### Short problem
From the entries below, copy exactly the lines from the one that contains "Recreate this image" through the one that contains "const precipLabels = ['0', '10', '', '', '', ''];", both included, and only those.

### Material for this task
* start *

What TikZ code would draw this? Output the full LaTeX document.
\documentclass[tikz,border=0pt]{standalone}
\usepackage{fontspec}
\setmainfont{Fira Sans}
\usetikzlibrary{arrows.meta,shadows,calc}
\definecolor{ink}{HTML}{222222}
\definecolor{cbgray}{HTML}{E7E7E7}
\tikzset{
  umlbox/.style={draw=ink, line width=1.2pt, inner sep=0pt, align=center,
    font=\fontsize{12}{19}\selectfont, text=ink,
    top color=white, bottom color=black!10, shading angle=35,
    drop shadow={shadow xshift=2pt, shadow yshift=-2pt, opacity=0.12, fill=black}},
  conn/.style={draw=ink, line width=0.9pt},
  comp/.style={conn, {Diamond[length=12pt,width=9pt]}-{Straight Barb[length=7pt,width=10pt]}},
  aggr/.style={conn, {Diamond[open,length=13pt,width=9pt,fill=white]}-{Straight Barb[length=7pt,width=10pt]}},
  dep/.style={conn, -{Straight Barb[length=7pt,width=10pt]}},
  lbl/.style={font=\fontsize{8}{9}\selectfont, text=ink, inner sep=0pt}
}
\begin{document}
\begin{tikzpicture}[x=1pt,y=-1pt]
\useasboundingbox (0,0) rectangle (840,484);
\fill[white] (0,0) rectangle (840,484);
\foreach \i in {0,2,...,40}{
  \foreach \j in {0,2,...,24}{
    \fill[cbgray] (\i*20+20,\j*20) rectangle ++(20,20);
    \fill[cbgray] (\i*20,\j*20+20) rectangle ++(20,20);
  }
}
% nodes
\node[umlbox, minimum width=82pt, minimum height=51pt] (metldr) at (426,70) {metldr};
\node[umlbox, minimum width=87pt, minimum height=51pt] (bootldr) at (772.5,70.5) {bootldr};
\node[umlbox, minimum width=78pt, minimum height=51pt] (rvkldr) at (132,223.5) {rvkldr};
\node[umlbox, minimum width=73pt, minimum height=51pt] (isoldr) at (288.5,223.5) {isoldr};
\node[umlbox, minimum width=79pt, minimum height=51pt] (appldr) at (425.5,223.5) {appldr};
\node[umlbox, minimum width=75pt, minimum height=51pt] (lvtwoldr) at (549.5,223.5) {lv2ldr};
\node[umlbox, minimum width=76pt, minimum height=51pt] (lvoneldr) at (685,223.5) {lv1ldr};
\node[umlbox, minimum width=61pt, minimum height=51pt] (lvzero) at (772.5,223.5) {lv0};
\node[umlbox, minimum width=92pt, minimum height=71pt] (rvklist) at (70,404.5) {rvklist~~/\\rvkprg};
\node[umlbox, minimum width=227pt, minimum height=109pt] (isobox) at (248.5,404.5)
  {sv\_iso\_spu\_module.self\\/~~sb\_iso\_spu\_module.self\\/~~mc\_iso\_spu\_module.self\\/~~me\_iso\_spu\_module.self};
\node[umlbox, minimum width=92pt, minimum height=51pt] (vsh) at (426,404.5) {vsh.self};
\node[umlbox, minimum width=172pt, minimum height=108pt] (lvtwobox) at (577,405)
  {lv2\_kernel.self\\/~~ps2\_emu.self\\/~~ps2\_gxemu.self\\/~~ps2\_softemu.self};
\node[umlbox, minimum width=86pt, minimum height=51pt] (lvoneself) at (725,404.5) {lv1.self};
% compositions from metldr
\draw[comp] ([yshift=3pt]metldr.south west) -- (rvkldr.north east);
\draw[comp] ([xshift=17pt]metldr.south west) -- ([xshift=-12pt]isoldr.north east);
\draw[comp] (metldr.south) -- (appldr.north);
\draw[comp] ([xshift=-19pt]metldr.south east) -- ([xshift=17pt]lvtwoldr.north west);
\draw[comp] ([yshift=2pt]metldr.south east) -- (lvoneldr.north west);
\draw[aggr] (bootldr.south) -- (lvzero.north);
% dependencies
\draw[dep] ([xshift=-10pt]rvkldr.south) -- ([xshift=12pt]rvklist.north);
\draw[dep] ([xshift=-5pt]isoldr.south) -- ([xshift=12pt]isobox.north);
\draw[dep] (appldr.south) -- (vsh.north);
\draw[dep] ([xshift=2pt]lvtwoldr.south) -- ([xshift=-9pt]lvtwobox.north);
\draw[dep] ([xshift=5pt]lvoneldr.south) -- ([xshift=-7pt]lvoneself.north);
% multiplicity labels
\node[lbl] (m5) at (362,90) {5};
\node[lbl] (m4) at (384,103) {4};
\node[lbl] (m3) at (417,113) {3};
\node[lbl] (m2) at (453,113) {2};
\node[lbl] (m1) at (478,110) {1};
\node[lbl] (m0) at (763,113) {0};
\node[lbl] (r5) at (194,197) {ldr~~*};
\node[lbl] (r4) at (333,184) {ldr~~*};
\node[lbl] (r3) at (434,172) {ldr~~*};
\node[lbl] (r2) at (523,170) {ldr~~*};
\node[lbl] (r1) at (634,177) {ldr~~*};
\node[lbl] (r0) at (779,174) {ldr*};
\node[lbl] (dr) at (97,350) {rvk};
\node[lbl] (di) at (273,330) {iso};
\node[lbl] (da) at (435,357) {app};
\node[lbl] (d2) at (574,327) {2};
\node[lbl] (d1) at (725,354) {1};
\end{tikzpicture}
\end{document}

* end *
* start *

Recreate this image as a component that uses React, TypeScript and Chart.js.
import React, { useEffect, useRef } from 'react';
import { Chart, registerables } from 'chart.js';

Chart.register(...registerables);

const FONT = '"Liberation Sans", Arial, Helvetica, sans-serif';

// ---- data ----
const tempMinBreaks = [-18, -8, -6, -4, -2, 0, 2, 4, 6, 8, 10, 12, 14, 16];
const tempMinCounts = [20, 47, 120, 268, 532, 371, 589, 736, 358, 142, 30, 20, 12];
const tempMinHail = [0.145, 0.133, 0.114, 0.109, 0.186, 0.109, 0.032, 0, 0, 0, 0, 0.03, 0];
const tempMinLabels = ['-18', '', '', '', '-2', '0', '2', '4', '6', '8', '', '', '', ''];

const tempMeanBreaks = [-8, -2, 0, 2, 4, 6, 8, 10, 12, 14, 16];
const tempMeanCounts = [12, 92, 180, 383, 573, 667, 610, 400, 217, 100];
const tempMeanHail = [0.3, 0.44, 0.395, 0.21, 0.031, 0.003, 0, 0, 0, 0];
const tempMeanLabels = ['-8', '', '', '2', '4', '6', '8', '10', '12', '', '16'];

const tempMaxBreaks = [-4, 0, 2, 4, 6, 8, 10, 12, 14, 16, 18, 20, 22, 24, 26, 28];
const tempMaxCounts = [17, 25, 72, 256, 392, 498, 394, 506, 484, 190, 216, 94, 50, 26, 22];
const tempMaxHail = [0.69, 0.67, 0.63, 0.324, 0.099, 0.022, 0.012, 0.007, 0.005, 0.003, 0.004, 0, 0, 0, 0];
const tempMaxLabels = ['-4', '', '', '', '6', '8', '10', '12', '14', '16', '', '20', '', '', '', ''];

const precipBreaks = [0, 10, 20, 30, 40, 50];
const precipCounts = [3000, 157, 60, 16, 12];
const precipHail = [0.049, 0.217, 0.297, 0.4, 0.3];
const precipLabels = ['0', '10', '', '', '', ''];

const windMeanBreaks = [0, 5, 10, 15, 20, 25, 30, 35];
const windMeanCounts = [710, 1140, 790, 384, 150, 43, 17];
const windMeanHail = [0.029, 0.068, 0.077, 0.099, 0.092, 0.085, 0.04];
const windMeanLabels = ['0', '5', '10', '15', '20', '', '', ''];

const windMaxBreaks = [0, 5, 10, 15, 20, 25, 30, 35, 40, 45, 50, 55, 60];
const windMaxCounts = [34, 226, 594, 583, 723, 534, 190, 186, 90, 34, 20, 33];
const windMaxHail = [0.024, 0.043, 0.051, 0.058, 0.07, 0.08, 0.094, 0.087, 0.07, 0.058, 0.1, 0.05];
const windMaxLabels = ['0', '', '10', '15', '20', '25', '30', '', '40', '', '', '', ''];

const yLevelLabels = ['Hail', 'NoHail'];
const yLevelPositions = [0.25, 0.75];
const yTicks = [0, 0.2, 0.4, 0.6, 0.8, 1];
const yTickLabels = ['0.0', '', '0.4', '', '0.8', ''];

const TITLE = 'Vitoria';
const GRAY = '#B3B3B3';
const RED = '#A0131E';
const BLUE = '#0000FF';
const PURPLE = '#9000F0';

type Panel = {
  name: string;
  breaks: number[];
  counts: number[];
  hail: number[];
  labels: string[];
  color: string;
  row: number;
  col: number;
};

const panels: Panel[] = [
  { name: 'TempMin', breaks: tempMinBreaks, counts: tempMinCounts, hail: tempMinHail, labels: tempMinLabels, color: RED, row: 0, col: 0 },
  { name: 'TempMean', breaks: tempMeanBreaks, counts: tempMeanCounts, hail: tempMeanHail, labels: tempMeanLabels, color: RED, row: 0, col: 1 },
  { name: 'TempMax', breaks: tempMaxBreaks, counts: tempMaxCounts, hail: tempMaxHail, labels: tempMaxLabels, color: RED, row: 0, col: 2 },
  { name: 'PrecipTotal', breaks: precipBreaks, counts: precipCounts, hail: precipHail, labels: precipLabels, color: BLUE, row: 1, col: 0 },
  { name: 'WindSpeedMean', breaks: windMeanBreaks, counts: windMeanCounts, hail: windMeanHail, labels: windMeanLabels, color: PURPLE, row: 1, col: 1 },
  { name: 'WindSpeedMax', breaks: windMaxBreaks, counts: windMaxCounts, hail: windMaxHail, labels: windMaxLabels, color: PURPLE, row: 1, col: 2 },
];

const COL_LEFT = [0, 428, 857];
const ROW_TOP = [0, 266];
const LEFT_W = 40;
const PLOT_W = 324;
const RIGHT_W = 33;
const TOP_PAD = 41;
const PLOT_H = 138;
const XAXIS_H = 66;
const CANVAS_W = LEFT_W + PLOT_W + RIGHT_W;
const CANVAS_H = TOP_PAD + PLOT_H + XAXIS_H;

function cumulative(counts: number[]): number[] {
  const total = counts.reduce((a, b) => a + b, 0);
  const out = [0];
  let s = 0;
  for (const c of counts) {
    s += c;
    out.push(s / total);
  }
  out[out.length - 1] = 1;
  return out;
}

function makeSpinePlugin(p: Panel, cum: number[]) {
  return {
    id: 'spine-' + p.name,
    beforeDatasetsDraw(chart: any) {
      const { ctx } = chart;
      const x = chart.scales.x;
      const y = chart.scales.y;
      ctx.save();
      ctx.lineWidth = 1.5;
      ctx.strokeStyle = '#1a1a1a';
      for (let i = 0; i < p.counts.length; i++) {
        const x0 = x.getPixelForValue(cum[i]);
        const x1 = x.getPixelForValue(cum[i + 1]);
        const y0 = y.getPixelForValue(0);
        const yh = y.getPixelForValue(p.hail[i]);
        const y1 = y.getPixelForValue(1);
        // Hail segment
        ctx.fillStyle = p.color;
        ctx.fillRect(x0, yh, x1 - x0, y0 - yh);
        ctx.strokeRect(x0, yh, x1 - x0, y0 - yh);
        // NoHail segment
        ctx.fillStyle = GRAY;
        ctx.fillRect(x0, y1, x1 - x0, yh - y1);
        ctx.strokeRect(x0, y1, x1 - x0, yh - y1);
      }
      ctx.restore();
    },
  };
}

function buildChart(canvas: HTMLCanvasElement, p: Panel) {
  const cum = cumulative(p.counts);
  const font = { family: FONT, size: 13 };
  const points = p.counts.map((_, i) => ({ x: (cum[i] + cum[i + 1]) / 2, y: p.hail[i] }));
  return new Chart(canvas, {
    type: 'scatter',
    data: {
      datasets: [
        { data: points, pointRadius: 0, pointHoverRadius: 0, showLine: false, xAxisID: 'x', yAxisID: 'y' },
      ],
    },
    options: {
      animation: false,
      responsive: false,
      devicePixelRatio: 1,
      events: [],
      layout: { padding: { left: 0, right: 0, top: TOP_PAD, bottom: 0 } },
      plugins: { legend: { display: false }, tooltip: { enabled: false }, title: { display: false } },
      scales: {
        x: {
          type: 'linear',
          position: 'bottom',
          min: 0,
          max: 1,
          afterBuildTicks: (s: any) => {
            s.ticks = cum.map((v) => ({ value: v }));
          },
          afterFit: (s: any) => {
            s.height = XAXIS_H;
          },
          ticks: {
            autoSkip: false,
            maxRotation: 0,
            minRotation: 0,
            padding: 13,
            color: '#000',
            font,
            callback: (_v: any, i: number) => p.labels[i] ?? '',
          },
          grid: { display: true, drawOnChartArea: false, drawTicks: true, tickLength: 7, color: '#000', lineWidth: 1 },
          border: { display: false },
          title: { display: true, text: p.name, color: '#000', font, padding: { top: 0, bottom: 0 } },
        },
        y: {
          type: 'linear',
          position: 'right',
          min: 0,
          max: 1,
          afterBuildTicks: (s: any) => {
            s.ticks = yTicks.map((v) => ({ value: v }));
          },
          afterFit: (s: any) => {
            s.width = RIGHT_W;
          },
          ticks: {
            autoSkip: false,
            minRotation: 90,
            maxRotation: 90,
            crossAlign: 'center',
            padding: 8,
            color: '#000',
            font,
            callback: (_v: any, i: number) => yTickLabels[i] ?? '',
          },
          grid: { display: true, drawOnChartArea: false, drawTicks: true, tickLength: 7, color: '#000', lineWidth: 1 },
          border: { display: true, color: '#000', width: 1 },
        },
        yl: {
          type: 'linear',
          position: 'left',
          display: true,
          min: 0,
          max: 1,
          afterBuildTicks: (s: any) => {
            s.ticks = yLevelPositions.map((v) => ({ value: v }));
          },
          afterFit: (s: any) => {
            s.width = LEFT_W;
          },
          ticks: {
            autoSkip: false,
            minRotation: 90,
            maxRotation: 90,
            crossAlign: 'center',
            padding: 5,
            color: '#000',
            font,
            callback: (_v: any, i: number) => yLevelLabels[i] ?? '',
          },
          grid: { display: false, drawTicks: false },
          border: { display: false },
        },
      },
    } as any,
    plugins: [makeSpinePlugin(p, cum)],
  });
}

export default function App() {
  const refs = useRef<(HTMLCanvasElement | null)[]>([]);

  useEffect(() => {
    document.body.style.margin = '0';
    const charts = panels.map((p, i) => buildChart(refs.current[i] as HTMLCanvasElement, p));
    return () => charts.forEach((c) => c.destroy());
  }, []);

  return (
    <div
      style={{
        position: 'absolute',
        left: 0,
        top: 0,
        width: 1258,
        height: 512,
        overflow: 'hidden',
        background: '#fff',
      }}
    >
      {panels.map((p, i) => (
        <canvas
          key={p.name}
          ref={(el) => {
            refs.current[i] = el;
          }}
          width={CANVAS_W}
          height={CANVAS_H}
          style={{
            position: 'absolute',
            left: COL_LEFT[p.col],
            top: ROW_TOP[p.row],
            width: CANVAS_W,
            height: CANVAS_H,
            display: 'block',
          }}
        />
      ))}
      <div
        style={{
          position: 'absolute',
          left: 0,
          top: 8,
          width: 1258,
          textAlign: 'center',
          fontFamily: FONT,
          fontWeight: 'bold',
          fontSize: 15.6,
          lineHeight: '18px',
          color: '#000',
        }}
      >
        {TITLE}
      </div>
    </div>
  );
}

* end *
* start *

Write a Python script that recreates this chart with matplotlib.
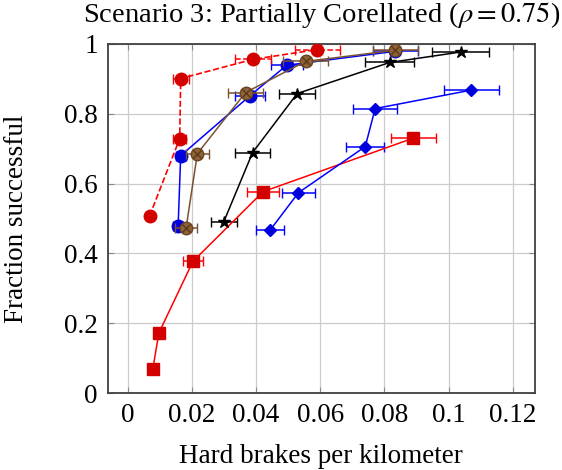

* end *

### The output
Recreate this image as a component that uses React, TypeScript and Chart.js.
import React, { useEffect, useRef } from 'react';
import { Chart, registerables } from 'chart.js';

Chart.register(...registerables);

const FONT = '"Liberation Sans", Arial, Helvetica, sans-serif';

// ---- data ----
const tempMinBreaks = [-18, -8, -6, -4, -2, 0, 2, 4, 6, 8, 10, 12, 14, 16];
const tempMinCounts = [20, 47, 120, 268, 532, 371, 589, 736, 358, 142, 30, 20, 12];
const tempMinHail = [0.145, 0.133, 0.114, 0.109, 0.186, 0.109, 0.032, 0, 0, 0, 0, 0.03, 0];
const tempMinLabels = ['-18', '', '', '', '-2', '0', '2', '4', '6', '8', '', '', '', ''];

const tempMeanBreaks = [-8, -2, 0, 2, 4, 6, 8, 10, 12, 14, 16];
const tempMeanCounts = [12, 92, 180, 383, 573, 667, 610, 400, 217, 100];
const tempMeanHail = [0.3, 0.44, 0.395, 0.21, 0.031, 0.003, 0, 0, 0, 0];
const tempMeanLabels = ['-8', '', '', '2', '4', '6', '8', '10', '12', '', '16'];

const tempMaxBreaks = [-4, 0, 2, 4, 6, 8, 10, 12, 14, 16, 18, 20, 22, 24, 26, 28];
const tempMaxCounts = [17, 25, 72, 256, 392, 498, 394, 506, 484, 190, 216, 94, 50, 26, 22];
const tempMaxHail = [0.69, 0.67, 0.63, 0.324, 0.099, 0.022, 0.012, 0.007, 0.005, 0.003, 0.004, 0, 0, 0, 0];
const tempMaxLabels = ['-4', '', '', '', '6', '8', '10', '12', '14', '16', '', '20', '', '', '', ''];

const precipBreaks = [0, 10, 20, 30, 40, 50];
const precipCounts = [3000, 157, 60, 16, 12];
const precipHail = [0.049, 0.217, 0.297, 0.4, 0.3];
const precipLabels = ['0', '10', '', '', '', ''];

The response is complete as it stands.